After fleeing from the war in Syria, refugee children are not having access to schooling in the country of Lebanon. To what extent does safety trump the sacrifice of education for children? According to the Human Rights Watch, more than 250,000 Syrian school-aged children are not actually enrolled in the education system in Lebanon; that is more than half of the children that have fled to Lebanon to escape the war. While Lebanon has opened up free enrollment for Syrian children in public schools, the location of the refugee camps, the local policies on residency and work for Syrians, and the lack of resources available are keeping the children out school and pushing them to help their families.
The article in Al Jazeera focused on the outside influence of the education system for refugee children in places like Lebanon, Turkey, and Jordan. Where does the blame get placed? Is it the donors, the failure of the education system, or the policies of the host country that affect the refugee children education? Bassam Khawaja states that refugee education really depends on foreign aid because of the fact that refugees are fleeing to developing countries. One issue brought about was the lack of commitment to the funding that the donors were offering. What was being pledged and reported was almost always greater than what has actually been materializing in the host countries for the refugees.

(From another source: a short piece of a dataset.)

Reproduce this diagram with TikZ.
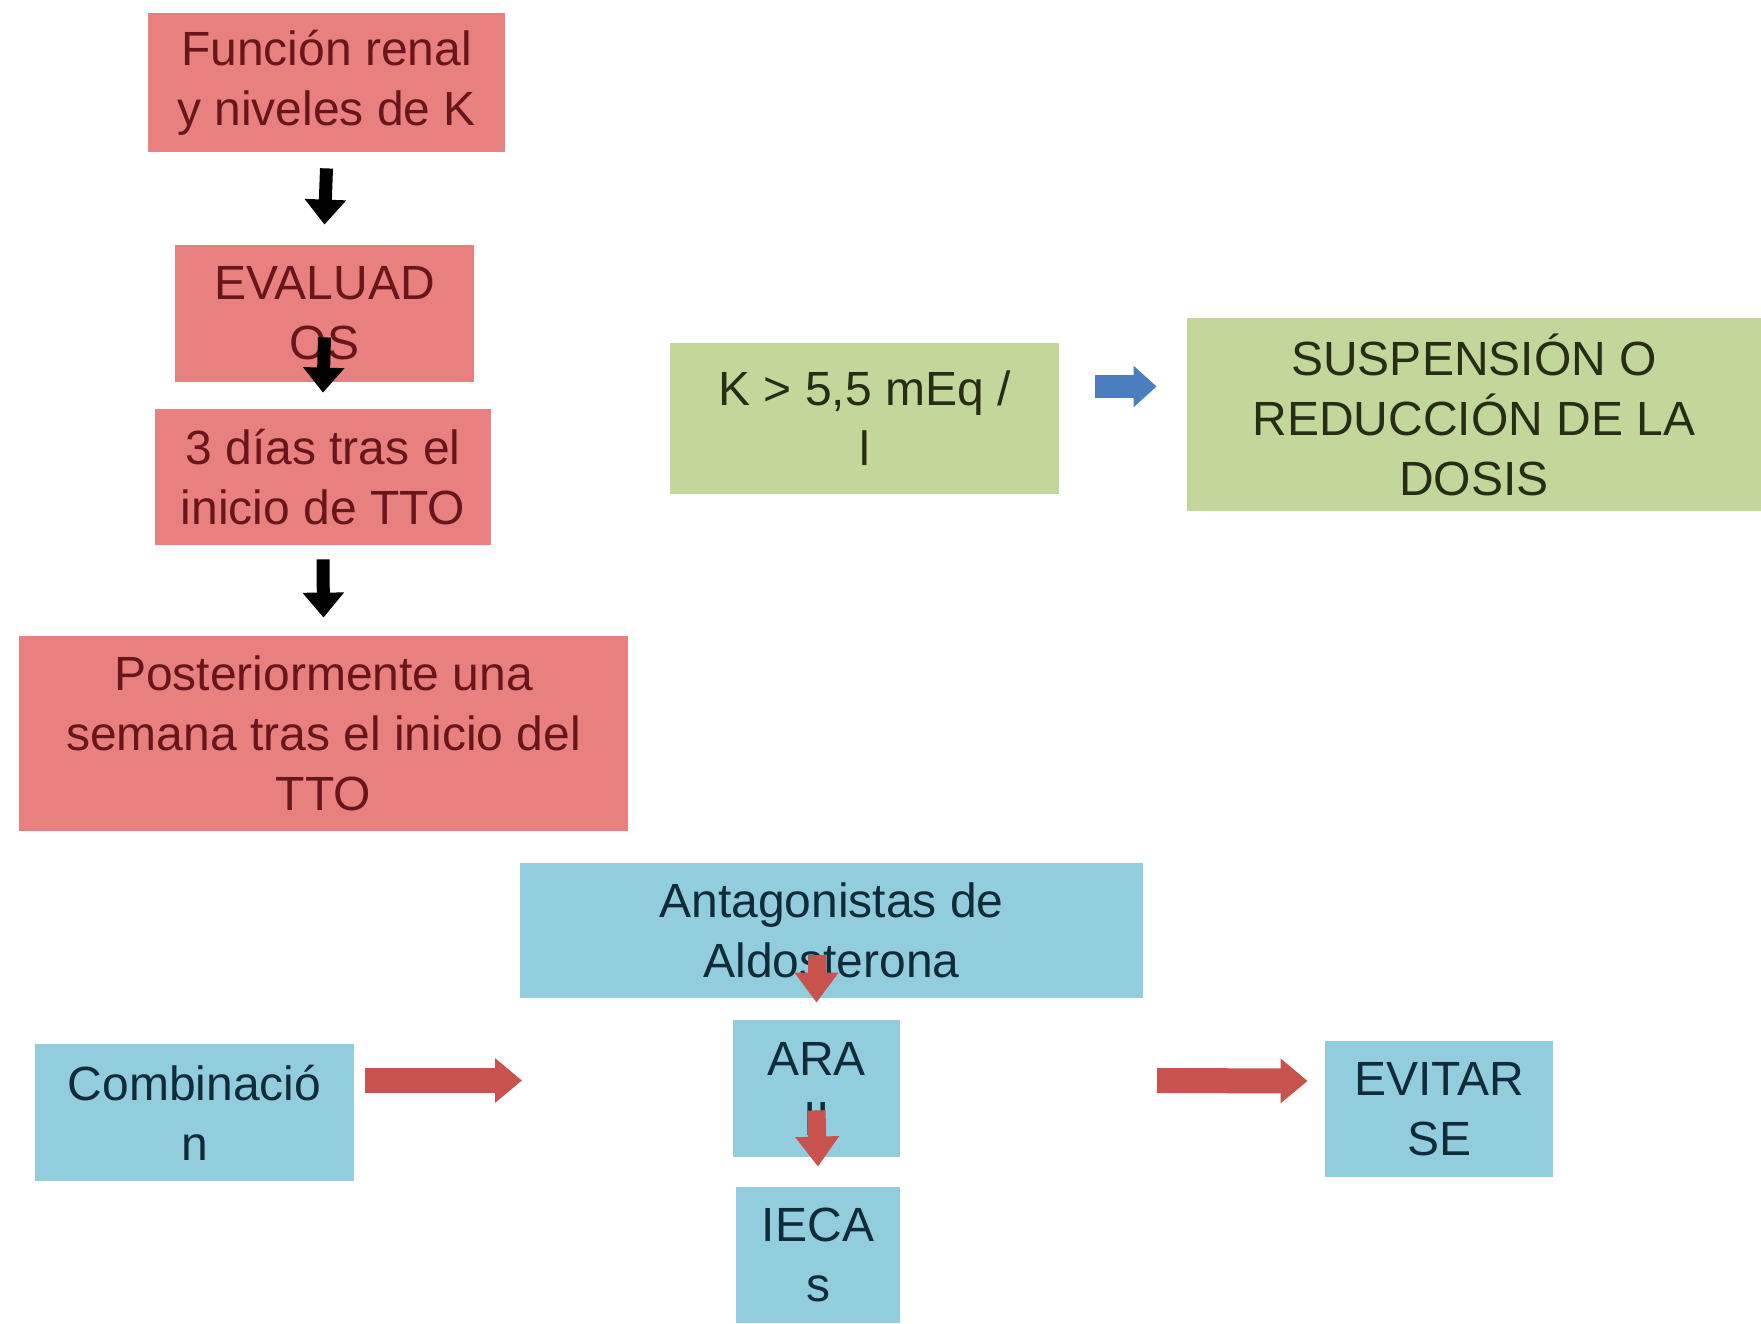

The topic of Syrian refugee education in Lebanon was reported by both Al Jazeera and The Human Rights Watch, one written by Bassam Khawaja, and the other heavily citing Bassam Khawaja. However, two different perspectives were presented: the economics of outside funding for education and the local circumstances of why the children were not pursuing an education. The promise of money for school funding only goes so far in crisis education. The day to day experience of living through a war and fleeing from violence, present issues in education that outside policies and money might not fix. Both articles share the same opinion though: children are not getting primary schooling, and this is an issue.